Records to process:

● ● ●

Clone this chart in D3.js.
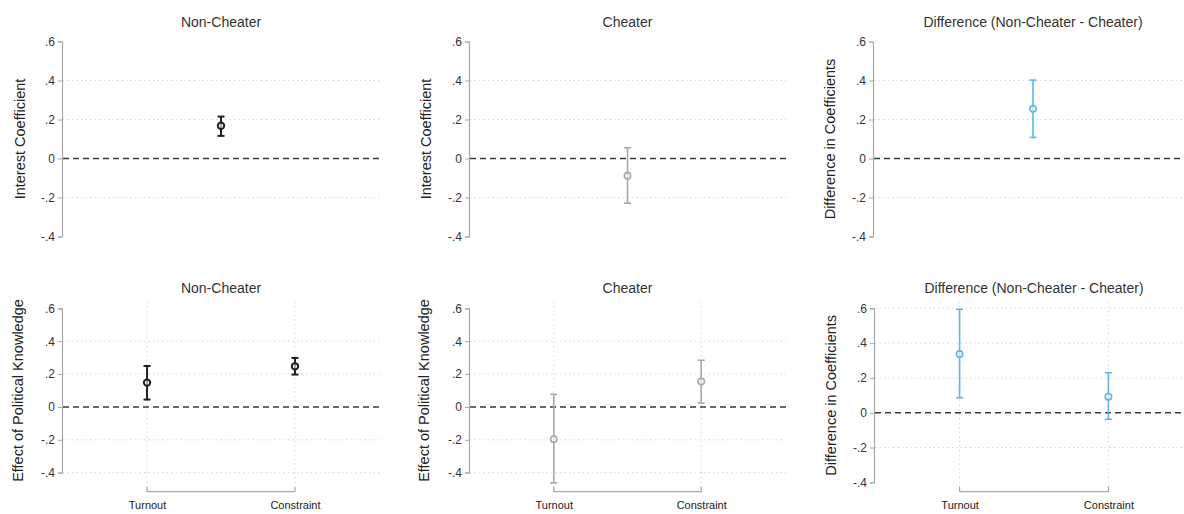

● ● ●

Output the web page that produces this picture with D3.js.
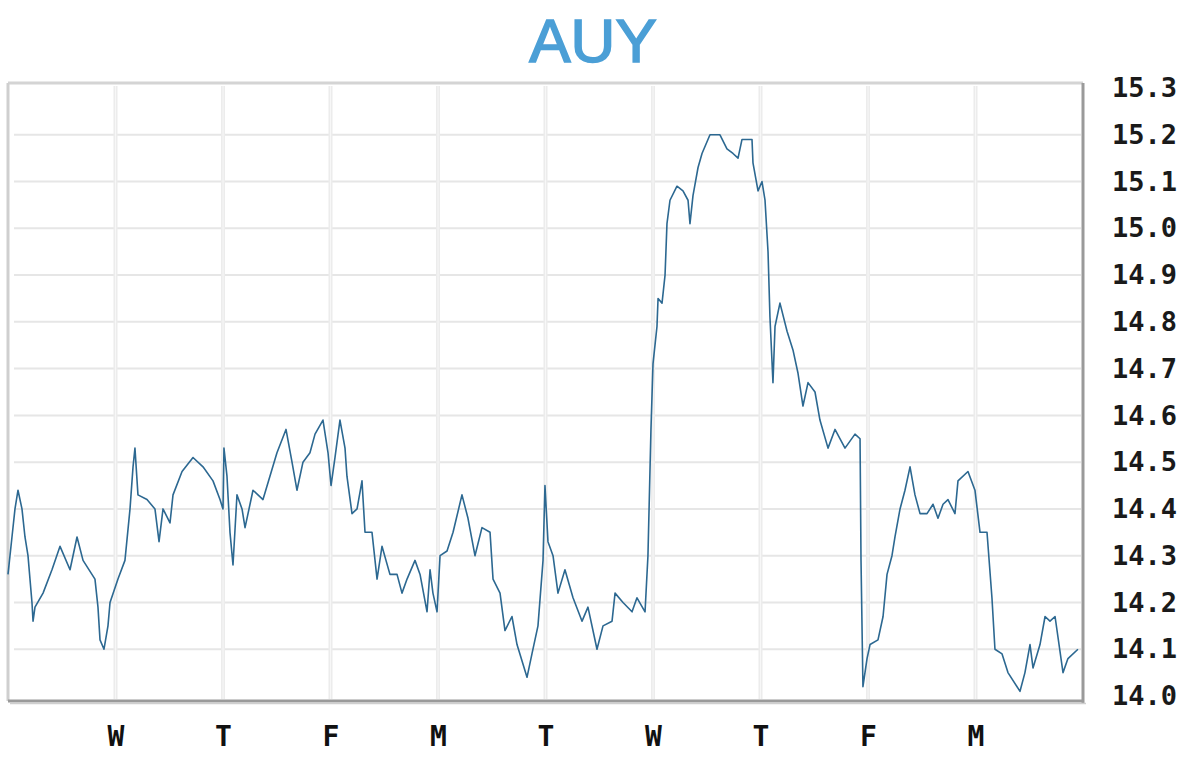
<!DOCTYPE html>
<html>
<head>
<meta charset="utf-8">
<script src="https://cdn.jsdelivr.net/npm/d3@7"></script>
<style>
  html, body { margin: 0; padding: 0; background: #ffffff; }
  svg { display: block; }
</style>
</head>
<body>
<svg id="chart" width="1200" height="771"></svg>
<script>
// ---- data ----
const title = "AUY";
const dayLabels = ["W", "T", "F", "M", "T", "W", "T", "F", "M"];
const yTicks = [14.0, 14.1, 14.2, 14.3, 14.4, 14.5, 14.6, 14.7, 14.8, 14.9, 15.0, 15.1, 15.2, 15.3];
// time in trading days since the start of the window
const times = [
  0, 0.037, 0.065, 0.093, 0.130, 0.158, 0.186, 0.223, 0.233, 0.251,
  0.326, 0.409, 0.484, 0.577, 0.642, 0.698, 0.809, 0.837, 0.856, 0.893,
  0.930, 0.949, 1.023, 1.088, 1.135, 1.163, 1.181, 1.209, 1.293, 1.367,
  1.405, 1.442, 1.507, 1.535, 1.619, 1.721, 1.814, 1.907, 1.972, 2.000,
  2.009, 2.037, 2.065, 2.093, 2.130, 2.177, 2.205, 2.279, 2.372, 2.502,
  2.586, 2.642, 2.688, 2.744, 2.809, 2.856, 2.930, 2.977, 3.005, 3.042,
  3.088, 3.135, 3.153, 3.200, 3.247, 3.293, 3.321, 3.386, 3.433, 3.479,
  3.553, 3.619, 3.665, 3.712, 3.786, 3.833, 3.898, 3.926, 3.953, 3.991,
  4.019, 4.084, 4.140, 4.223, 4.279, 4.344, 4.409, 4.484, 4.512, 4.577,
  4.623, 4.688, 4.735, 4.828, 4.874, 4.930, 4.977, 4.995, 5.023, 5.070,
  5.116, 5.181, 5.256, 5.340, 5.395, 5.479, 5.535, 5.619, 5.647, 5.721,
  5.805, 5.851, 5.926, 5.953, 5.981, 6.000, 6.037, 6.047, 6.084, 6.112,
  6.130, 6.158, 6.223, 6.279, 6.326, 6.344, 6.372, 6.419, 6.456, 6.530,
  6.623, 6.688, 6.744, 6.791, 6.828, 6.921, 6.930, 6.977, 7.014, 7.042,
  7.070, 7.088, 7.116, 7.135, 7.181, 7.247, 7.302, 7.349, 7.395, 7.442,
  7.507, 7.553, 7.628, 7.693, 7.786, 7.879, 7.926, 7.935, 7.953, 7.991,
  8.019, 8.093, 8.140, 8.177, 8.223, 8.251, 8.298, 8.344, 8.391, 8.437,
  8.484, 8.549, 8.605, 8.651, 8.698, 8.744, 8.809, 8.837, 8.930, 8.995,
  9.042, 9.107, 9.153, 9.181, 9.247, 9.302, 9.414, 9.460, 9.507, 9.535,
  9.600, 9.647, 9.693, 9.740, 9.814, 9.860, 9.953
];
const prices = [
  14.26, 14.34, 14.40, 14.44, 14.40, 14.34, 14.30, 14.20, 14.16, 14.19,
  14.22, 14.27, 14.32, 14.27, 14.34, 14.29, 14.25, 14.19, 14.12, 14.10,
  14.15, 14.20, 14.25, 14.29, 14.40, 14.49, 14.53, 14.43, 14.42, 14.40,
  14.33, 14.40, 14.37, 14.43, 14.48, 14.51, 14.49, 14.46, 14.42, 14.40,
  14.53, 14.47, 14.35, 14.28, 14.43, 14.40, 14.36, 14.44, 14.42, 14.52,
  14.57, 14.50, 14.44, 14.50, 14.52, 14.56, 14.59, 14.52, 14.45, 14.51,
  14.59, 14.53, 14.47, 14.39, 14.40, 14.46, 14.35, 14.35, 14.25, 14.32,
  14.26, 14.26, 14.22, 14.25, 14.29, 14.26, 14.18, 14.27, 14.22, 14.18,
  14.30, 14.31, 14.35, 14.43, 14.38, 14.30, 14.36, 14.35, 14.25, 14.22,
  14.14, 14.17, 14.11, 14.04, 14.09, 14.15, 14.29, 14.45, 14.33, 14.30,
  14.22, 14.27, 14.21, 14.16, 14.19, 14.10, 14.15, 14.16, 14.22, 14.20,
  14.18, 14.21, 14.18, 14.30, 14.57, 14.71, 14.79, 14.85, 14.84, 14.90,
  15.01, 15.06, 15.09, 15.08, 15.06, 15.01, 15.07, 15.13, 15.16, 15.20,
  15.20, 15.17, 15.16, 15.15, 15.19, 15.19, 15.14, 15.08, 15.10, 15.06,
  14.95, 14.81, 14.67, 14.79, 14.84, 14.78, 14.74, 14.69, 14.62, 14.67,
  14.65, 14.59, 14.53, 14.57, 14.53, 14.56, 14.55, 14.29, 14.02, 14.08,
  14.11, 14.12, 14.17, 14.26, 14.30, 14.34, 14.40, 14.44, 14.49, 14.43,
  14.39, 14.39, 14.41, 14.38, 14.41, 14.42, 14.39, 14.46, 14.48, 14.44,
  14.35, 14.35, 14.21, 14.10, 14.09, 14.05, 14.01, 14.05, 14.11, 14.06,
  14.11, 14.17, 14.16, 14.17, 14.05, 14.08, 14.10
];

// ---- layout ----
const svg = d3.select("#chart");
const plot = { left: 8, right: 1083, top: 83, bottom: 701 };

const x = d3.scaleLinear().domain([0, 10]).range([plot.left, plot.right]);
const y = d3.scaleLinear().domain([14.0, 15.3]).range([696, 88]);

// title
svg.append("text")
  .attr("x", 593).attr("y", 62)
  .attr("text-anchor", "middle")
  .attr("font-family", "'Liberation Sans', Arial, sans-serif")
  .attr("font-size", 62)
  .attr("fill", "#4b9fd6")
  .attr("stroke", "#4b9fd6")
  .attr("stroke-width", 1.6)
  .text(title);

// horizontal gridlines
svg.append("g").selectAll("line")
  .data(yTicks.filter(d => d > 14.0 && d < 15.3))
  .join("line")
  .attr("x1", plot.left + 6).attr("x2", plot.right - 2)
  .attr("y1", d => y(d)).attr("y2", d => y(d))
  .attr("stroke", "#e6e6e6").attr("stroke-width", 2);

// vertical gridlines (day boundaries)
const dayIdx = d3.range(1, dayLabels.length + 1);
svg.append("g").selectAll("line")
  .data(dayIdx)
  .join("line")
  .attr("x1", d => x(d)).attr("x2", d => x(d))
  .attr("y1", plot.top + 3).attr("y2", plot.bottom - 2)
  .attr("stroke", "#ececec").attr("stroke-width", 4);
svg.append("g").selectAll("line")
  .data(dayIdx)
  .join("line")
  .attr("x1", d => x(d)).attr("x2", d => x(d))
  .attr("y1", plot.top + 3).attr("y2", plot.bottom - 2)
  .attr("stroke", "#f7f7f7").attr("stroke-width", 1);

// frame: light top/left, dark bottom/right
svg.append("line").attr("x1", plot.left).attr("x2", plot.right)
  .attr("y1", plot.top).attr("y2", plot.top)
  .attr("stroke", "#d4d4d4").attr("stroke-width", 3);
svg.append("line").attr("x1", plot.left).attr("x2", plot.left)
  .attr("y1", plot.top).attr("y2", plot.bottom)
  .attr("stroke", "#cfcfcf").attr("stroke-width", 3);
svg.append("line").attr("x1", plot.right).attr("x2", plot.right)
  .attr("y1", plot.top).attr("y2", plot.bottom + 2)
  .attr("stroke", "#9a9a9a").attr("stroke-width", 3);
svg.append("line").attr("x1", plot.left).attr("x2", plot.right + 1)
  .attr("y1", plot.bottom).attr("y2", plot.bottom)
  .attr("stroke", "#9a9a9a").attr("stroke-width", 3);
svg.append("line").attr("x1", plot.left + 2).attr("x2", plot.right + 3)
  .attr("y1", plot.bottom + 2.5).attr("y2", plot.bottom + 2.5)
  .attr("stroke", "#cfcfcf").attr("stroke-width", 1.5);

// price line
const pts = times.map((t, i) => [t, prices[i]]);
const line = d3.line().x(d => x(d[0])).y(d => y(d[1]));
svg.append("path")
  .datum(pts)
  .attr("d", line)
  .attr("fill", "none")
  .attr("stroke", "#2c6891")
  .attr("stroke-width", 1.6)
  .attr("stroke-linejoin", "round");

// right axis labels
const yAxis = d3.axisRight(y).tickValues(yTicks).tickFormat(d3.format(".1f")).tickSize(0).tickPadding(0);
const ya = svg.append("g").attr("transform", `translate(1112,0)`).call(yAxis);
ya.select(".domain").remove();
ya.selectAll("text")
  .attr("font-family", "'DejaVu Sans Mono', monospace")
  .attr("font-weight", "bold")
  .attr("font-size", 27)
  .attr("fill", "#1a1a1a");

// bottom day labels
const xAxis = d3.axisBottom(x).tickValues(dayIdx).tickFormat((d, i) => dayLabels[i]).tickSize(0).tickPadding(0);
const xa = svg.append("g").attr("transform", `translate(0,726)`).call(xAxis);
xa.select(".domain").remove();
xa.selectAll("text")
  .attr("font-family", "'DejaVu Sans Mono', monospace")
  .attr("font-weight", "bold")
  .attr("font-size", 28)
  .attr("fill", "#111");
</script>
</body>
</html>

● ● ●

Written instruction: Within the material above, find the lines that contain the word "chart"; copy them.

Output for this exercise:
Clone this chart in D3.js.
<svg id="chart" width="1200" height="771"></svg>
const svg = d3.select("#chart");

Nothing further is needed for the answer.